According to reports, in Ajmer, Rajasthan a solar-powered reverse osmosis (RO) plant provides clean drinking water to 3,000 people in Kotri village that’s surrounded by the briny Sambhar Lake. And at a dairy farm in Latur, Maharashtra the sun’s heat is used to pasteurize milk. These are among the non-electricity applications of renewable energy featured in a report by World Wide Fund for Nature (WWF) India and Council on Energy, Environment and Water ( CEEW) that was released on Thursday.
The report, RE+ Renewables Beyond Electricity, focuses on the untapped potential of some of these applications, including solar passive space heating that doesn’t require any mechanical equipment since heat gain and distribution happen through natural methods like radiation and convection. In Himachal Pradesh, more than 200 buildings use solar-passive designs.
Another interesting application is the solar box cooker that can cook food for 4-5 people in about 2.5 hours. It costs Rs 3,500-4,200, depending on features, and food cooked in it retains more nutrients like thiamine and vitamin C because of the lower temperature and slower cooking. Farmers can use solar food dryers to preserve onion, garlic, grapes, fish etc.

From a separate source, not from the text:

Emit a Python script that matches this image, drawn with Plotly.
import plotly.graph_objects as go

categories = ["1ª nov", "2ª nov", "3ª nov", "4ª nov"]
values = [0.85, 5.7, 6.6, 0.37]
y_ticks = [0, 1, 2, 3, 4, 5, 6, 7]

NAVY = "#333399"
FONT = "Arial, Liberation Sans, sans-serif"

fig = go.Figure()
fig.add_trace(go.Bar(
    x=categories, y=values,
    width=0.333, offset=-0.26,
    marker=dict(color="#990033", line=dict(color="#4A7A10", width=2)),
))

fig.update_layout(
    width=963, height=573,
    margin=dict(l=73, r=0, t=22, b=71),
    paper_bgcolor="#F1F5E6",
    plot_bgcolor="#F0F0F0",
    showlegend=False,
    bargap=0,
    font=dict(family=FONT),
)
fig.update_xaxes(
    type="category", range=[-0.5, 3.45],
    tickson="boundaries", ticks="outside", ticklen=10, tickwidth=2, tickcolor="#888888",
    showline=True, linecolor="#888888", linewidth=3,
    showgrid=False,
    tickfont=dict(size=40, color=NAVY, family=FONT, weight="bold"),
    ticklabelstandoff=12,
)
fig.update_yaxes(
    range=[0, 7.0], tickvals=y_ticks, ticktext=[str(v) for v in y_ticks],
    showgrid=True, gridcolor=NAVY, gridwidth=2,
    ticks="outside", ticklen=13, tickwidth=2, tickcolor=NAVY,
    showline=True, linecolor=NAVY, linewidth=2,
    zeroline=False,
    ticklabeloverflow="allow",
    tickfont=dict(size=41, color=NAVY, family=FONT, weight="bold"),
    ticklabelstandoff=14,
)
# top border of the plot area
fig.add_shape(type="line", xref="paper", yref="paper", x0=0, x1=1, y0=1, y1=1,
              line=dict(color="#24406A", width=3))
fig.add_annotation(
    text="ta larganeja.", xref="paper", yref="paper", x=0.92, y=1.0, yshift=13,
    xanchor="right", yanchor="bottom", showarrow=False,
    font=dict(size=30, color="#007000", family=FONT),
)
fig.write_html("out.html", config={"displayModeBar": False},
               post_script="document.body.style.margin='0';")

At the National Law University in Dwarka, Delhi 16 solar-thermal water heaters meet the needs of about 450 students. They cost Rs 50 lakh to install but are expected to recover the investment in 4-5 years by saving on electricity.
Satish Balram Agnihotri, secretary, ministry of New and Renewable Energy (MNRE) who launched the report, said, renewable energy is like a tripod with grid-connected power and off-grid renewable energy being two of its legs. Non-electricity applications are the third leg.
“But we haven’t managed to scale up these applications. Somebody asked me why we can’t have solar cookers for mid-day meals. It can be done, and we have to look at such large-scale expansions,” he said.